Berlin Is in Germany

If you want to see a film that reflects, without sentimentality or prejudice, the period following the fall of the wall and German unification, then you should take at look at Hannes Stöhr’s Berlin Is in Germany. Picture a man who has just spent eleven years in jail, who upon his release from a Brandenburg prison experiences a completely different world than before. He finds that nothing is the same, that the totalitarian regime has been transformed into a democracy. Back in GDR times, Martin Schulz (Jörg Schüttauf, in a fine performance) had accidentally killed a snooping house supervisor in a fit of anger ­ consequently, in 1989, he was sentenced for murder to a long prison term. Later, however, under German federal law, the charge was changed to manslaughter ­ and his sentence accordingly reduced.
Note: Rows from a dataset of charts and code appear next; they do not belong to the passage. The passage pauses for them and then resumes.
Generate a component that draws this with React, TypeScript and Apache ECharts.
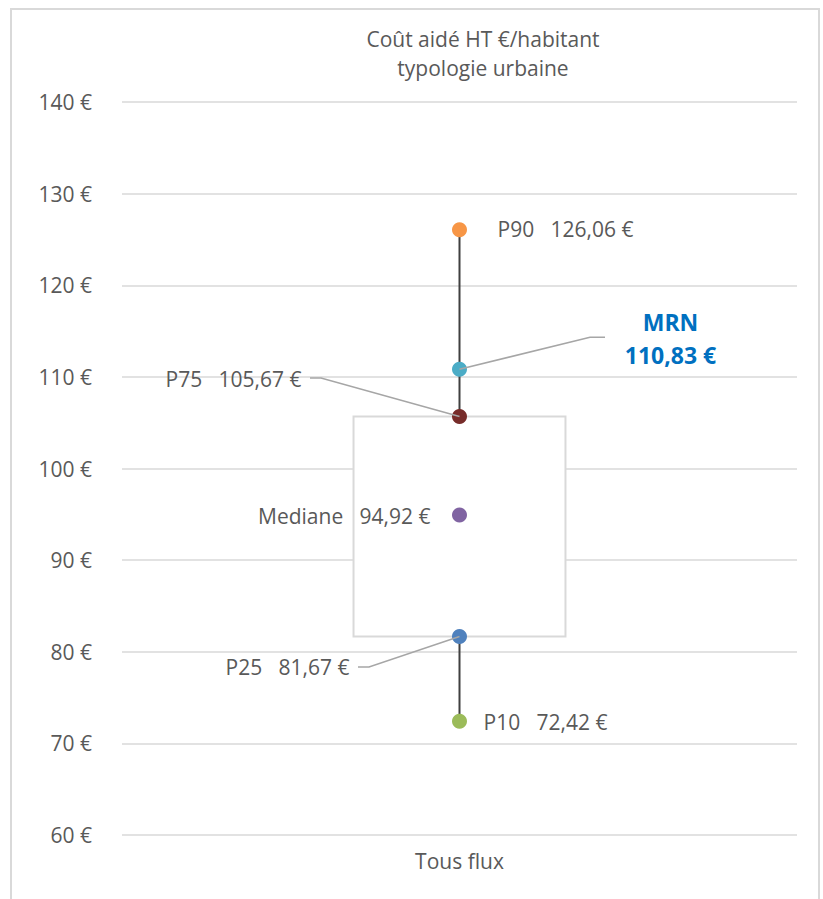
import React, { useEffect, useRef } from "react";
import * as echarts from "echarts";

const categories = ["Tous flux"];
const pointNames = ["P10", "P25", "Mediane", "P75", "MRN", "P90"];
const pointValues = [72.42, 81.67, 94.92, 105.67, 110.83, 126.06];
const pointColors = ["#9BBB59", "#4F81BD", "#8064A2", "#772C2A", "#4BACC6", "#F79646"];
const yMin = 60;
const yMax = 140;
const yStep = 10;
const titleLines = ["Coût aidé HT €/habitant", "typologie urbaine"];

const FONT = "'Open Sans', sans-serif";
const TXT = "#595959";

const fmt = (v: number) => v.toFixed(2).replace(".", ",") + " €";

// label placement (pixel offsets from the point centre) – styling only
const labelPlacement: Record<string, { dx: number; dy: number; align: string }> = {
  P10: { dx: 24, dy: 1, align: "left" },
  P25: { dx: -110, dy: 30.5, align: "right" },
  Mediane: { dx: -29, dy: 1, align: "right" },
  P75: { dx: -158, dy: -37.5, align: "right" },
  MRN: { dx: 211, dy: -31, align: "center" },
  P90: { dx: 38, dy: -0.5, align: "left" },
};
const leaderOffsets: Record<string, number[][]> = {
  P25: [[-90.5, 30.5], [-101.5, 30.5]],
  P75: [[-138.5, -38.5], [-149.5, -38.5]],
  MRN: [[130.5, -32], [145.5, -32]],
};

export default function App() {
  const ref = useRef<HTMLDivElement>(null);
  useEffect(() => {
    if (!ref.current) return;
    const chart = echarts.init(ref.current, undefined, { renderer: "svg" });
    const idx = (n: string) => pointNames.indexOf(n);
    const v = (n: string) => pointValues[idx(n)];

    const scatterData = pointNames.map((name, i) => {
      const p = labelPlacement[name];
      const isMRN = name === "MRN";
      const text = isMRN ? `MRN\n${fmt(pointValues[i])}` : `${name}   ${fmt(pointValues[i])}`;
      return {
        name,
        value: [0, pointValues[i]],
        itemStyle: { color: pointColors[i], opacity: 1 },
        label: {
          show: true,
          formatter: text,
          position: [7.5 + p.dx, 7.5 + p.dy],
          align: p.align,
          verticalAlign: "middle",
          fontFamily: FONT,
          fontSize: isMRN ? 23 : 21,
          fontWeight: isMRN ? "bold" : "normal",
          color: isMRN ? "#0070C0" : TXT,
          opacity: 1,
          lineHeight: isMRN ? 33 : 26,
        },
      };
    });

    const leaderData = Object.keys(leaderOffsets).map((n) => ({ name: n, value: [0, v(n)] }));

    chart.setOption({
      animation: false,
      title: {
        text: titleLines.join("\n"),
        left: 478,
        top: 19,
        textAlign: "center",
        textStyle: {
          fontFamily: FONT,
          fontSize: 21,
          fontWeight: "normal",
          color: TXT,
          lineHeight: 29,
        },
      },
      graphic: [
        {
          type: "rect",
          shape: { x: 11, y: 9, width: 808, height: 910 },
          style: { fill: "none", stroke: "#d9d9d9", lineWidth: 2 },
          silent: true,
        },
      ],
      grid: { left: 122, right: 26, top: 102, bottom: 64, containLabel: false },
      xAxis: {
        type: "category",
        data: categories,
        axisLine: { show: false },
        axisTick: { show: false },
        axisLabel: { fontFamily: FONT, fontSize: 21, color: TXT, margin: 15 },
        splitLine: { show: false },
      },
      yAxis: {
        type: "value",
        min: yMin,
        max: yMax,
        interval: yStep,
        axisLine: { show: false },
        axisTick: { show: false },
        axisLabel: {
          formatter: (val: number) => `${val} €`,
          fontFamily: FONT,
          fontSize: 21,
          color: TXT,
          margin: 30,
        },
        splitLine: { lineStyle: { color: "#d9d9d9", width: 1.5 } },
      },
      series: [
        {
          type: "custom",
          z: 2,
          silent: true,
          data: [[0, v("P10"), v("P25"), v("P75"), v("P90")]],
          renderItem: (params: any, api: any) => {
            const x = api.value(0);
            const pLow = api.coord([x, api.value(1)]);
            const pQ1 = api.coord([x, api.value(2)]);
            const pQ3 = api.coord([x, api.value(3)]);
            const pHigh = api.coord([x, api.value(4)]);
            const w = api.size([1, 0])[0] * 0.314;
            return {
              type: "group",
              children: [
                {
                  type: "line",
                  shape: { x1: pLow[0], y1: pLow[1], x2: pHigh[0], y2: pHigh[1] },
                  style: { stroke: "#404040", lineWidth: 2 },
                },
                {
                  type: "rect",
                  shape: { x: pQ3[0] - w / 2, y: pQ3[1], width: w, height: pQ1[1] - pQ3[1] },
                  style: { fill: "#ffffff", stroke: "#d9d9d9", lineWidth: 2 },
                },
              ],
            };
          },
        },
        {
          type: "scatter",
          z: 3,
          symbol: "circle",
          symbolSize: 15,
          itemStyle: { opacity: 1 },
          data: scatterData,
        },
        {
          type: "custom",
          z: 4,
          silent: true,
          data: leaderData,
          renderItem: (params: any, api: any) => {
            const name = leaderData[params.dataIndex].name;
            const c = api.coord([api.value(0), api.value(1)]);
            const offs = leaderOffsets[name];
            return {
              type: "polyline",
              shape: {
                points: [c, ...offs.map((o) => [c[0] + o[0], c[1] + o[1]])],
              },
              style: { stroke: "#a6a6a6", lineWidth: 1.5, fill: "none" },
            };
          },
        },
      ],
    });
    return () => chart.dispose();
  }, []);
  return (
    <div
      ref={ref}
      style={{ position: "fixed", left: 0, top: 0, width: 823, height: 899, background: "#fff" }}
    />
  );
}
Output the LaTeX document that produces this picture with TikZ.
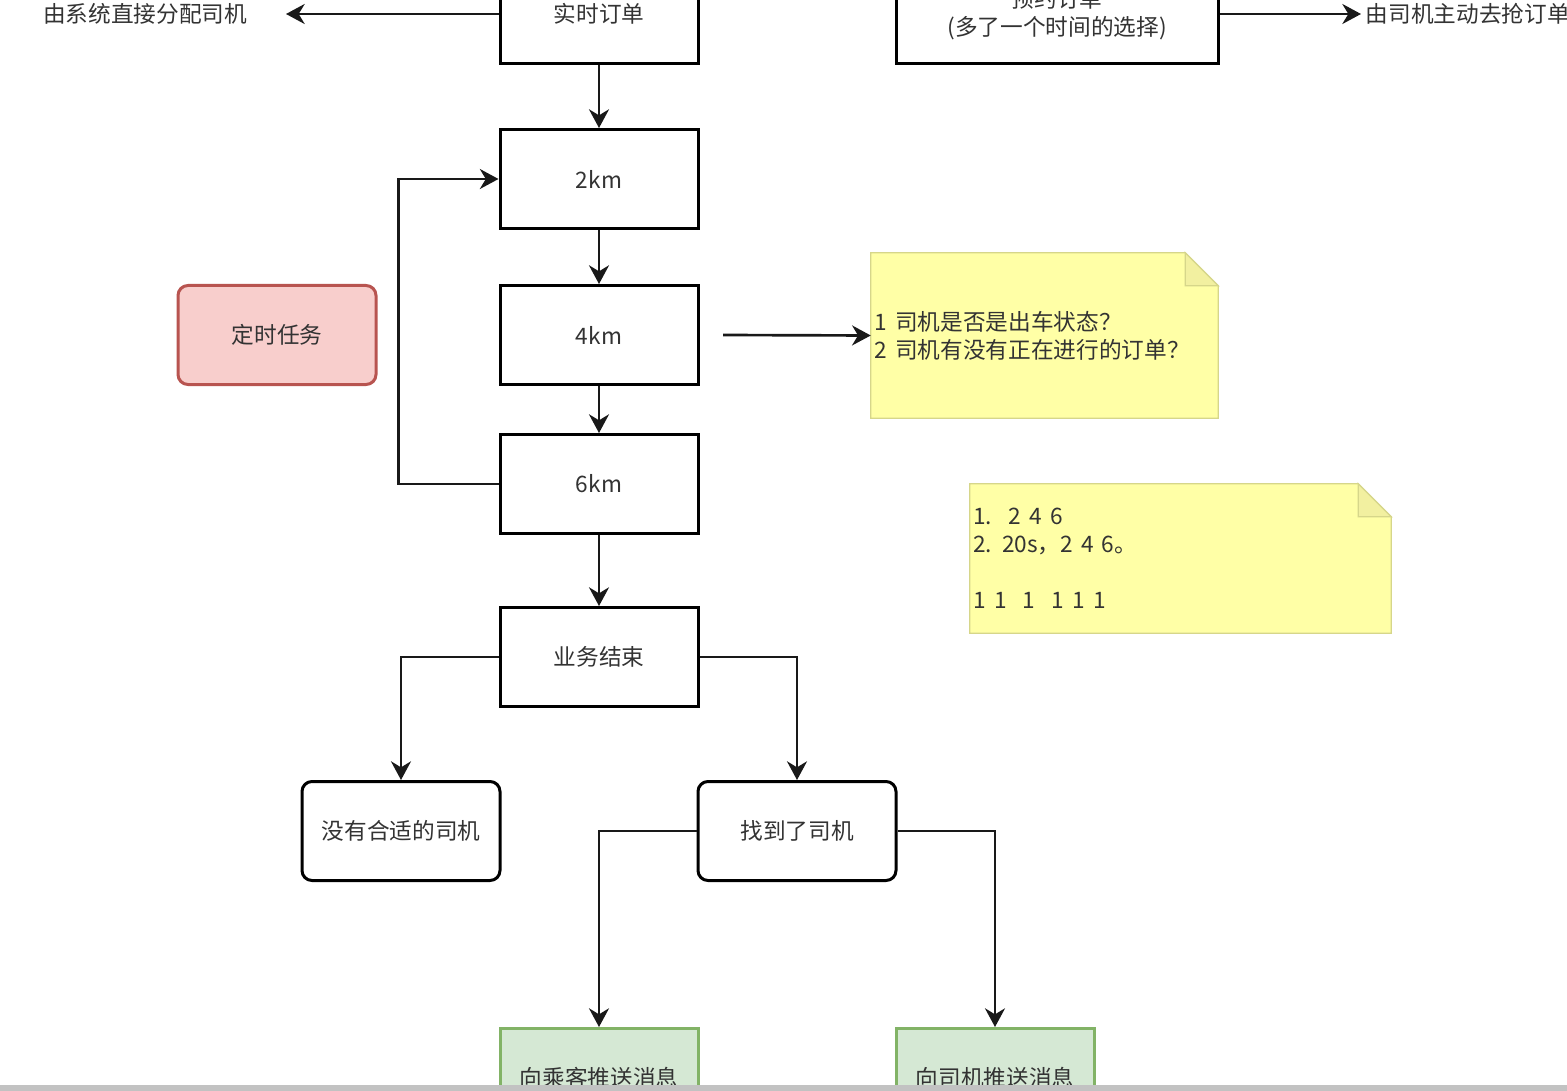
\documentclass[tikz,border=0pt]{standalone}
\usepackage{fontspec}
\setmainfont{Noto Sans CJK SC}
\usetikzlibrary{arrows.meta,positioning}

\definecolor{inktext}{HTML}{333333}
\definecolor{timerfill}{HTML}{F8CECC}
\definecolor{timerline}{HTML}{B85450}
\definecolor{pushfill}{HTML}{D5E8D4}
\definecolor{pushline}{HTML}{82B366}
\definecolor{notefill}{HTML}{FFFFA6}
\definecolor{noteline}{HTML}{D6D68A}
\definecolor{notefold}{HTML}{F2F0A0}

\newcommand\notespacing{\spaceskip=0.36em\relax}

\tikzset{
    box/.style={draw=black, line width=2.25pt, fill=white, text=inktext,
        minimum width=148.5pt, minimum height=74.25pt, inner sep=0pt,
        font=\fontsize{17}{21}\selectfont},
    roundbox/.style={box, rounded corners=7.5pt},
    link/.style={draw=black!90, line width=2pt,
        -{Stealth[length=14pt, width=15pt, inset=4.5pt]}},
    tag/.style={text=inktext, font=\fontsize{17}{21}\selectfont},
    notepaper/.style={draw=noteline, line width=1pt, fill=notefill},
    notetext/.style={tag, align=left, inner sep=0pt,
        font=\fontsize{17}{21}\selectfont\notespacing}
}

\begin{document}
\begin{tikzpicture}[x=0.75pt, y=-0.75pt]
    \useasboundingbox (0,0) rectangle (1567,1091);
    \clip (0,0) rectangle (1567,1091);

    % order types
    \node[box] (order) at (599,14) {实时订单};
    \node[box, minimum width=241.5pt, align=center] (booking) at (1057,14)
        {预约订单\\(多了一个时间的选择)};
    \node[tag] (sysLabel) at (145,14) {由系统直接分配司机};
    \node[tag, anchor=west] (grabLabel) at (1361,14) {由司机主动去抢订单};
    \draw[link] (order.west) -- (sysLabel.east -| 286,0);
    \draw[link] (booking.east) -- (grabLabel.west);

    % search radius
    \node[box] (km2) at (599,179) {2km};
    \node[box] (km4) at (599,335) {4km};
    \node[box] (km6) at (599,484) {6km};
    \node[box] (finish) at (599,657) {业务结束};
    \node[roundbox, fill=timerfill, draw=timerline] (timer) at (277,335) {定时任务};

    \draw[link] (order) -- (km2);
    \draw[link] (km2) -- (km4);
    \draw[link] (km4) -- (km6);
    \draw[link] (km6) -- (finish);
    \draw[link] (km6.west) -- ++(-100,0) |- (km2.west);

    % notes
    \path (1044.5,335.5) node[minimum width=260.25pt, minimum height=123.75pt] (note1) {};
    \draw[notepaper] (note1.south west) -- (note1.north west)
        -- ([xshift=-24.75pt]note1.north east) -- ([yshift=-24.75pt]note1.north east)
        -- (note1.south east) -- cycle;
    \filldraw[notepaper, fill=notefold] ([xshift=-24.75pt]note1.north east)
        -- ([xshift=-24.75pt, yshift=-24.75pt]note1.north east)
        -- ([yshift=-24.75pt]note1.north east) -- cycle;
    \node[notetext, right=2.5pt of note1.west] (note1txt)
        {1 司机是否是出车状态？\\2 司机有没有正在进行的订单？};
    \coordinate (km4out) at (723,335);
    \draw[link] (km4out) -- (note1.west);

    \path (1180.5,558.5) node[minimum width=315.75pt, minimum height=111.75pt] (note2) {};
    \draw[notepaper] (note2.south west) -- (note2.north west)
        -- ([xshift=-24.75pt]note2.north east) -- ([yshift=-24.75pt]note2.north east)
        -- (note2.south east) -- cycle;
    \filldraw[notepaper, fill=notefold] ([xshift=-24.75pt]note2.north east)
        -- ([xshift=-24.75pt, yshift=-24.75pt]note2.north east)
        -- ([yshift=-24.75pt]note2.north east) -- cycle;
    \node[notetext, right=2.5pt of note2.west] (note2txt)
        {1.~~2 4 6\\2. 20s，2 4 6。\\[21pt]1 1~~1~~1 1 1};

    % results
    \node[roundbox] (noDriver) at (401,831) {没有合适的司机};
    \node[roundbox] (found) at (797,831) {找到了司机};
    \draw[link] (finish.west) -| (noDriver.north);
    \draw[link] (finish.east) -| (found.north);

    \node[box, fill=pushfill, draw=pushline] (pushPass) at (599,1078) {向乘客推送消息};
    \node[box, fill=pushfill, draw=pushline] (pushDriver) at (995,1078) {向司机推送消息};
    \draw[link] (found.west) -| (pushPass.north);
    \draw[link] (found.east) -| (pushDriver.north);

    % bottom edge
    \fill[black!24] (0,1085) rectangle (1567,1091);
\end{tikzpicture}
\end{document}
       The film opens with Martin Schulz leaving prison with his TV set in hand, the only thing he owns and the only source of information he had about the radical changes outside. In the meantime, his wife Manuela (warmly played by Julia Jäger) has found a new companion, a Wessi teacher from southern Germany. To make things more complicated, Martin and Manuela had a son together ­ whom Martin has never seen. Not sure where to begin, the ex-jailbird checks into a dingy hotel, watches TV, and tries to gather the courage he needs to start a new life. Here Stöhr introduces a note of light irony: when Martin contacts his likeable parole helper (Carmen-Maja Antoni), she explains in a tragicomical exchange how things are in the West and what he has to do to fit in. But all that’s really on Martin’s mind is how to resolve the delicate family situation. And here, again, the initial meeting of father and son at the door of the mother’s apartment (»strangers aren’t allowed in«) is more than enough to win our sympathy, and when the dialogue heard at the couple’s party in the Schöner-Wohnen-Wohnung of his ex-wife intermingles with Martin’s laconic Ossi lingo, it leads to some absurd moments that have to be seen to be fully appreciated: »What’s this I’m eating?« ­ »Paella.« ­ »Not bad.«

       Indeed, the whole film is a kind of East-West puzzle, one that shows what the Wende was really like, and it does it better than most documentaries on the period. For not only was it difficult for some in the East to fit in, but also few in the West understood exactly why there was such an emotional let-down by those who had simply expected something entirely different. For Martin Schulz, the ex-convict, it’s the little things that prick his soul ­ like making a paper-plane out of a worthless GDR-100-Mark bill, or trying to figure out how an automat at an S-Bahn station works. Florian Hofmeister’s camera captures the reality of Berlin, a big city on the move, one that cares little for those left behind. In his prolonged shots of streetcars, trains, taxis, U- and S-Bahn stations, we can feel in our bones the highs and lows of Martin’s search to find himself. When one realizes that this was Hannes Stöhr's diploma film at the Berlin Film and TV Academy, then all praise to a young director for his handling of theme and actors. It was not at all surprising that Berlin Is in Germany was awarded the Audience Prize at last year’s Berlinale. Indeed, this the best film I’ve seen on the bittersweet times of the Wende ­ when the Berlin wall fell and Germany was united again.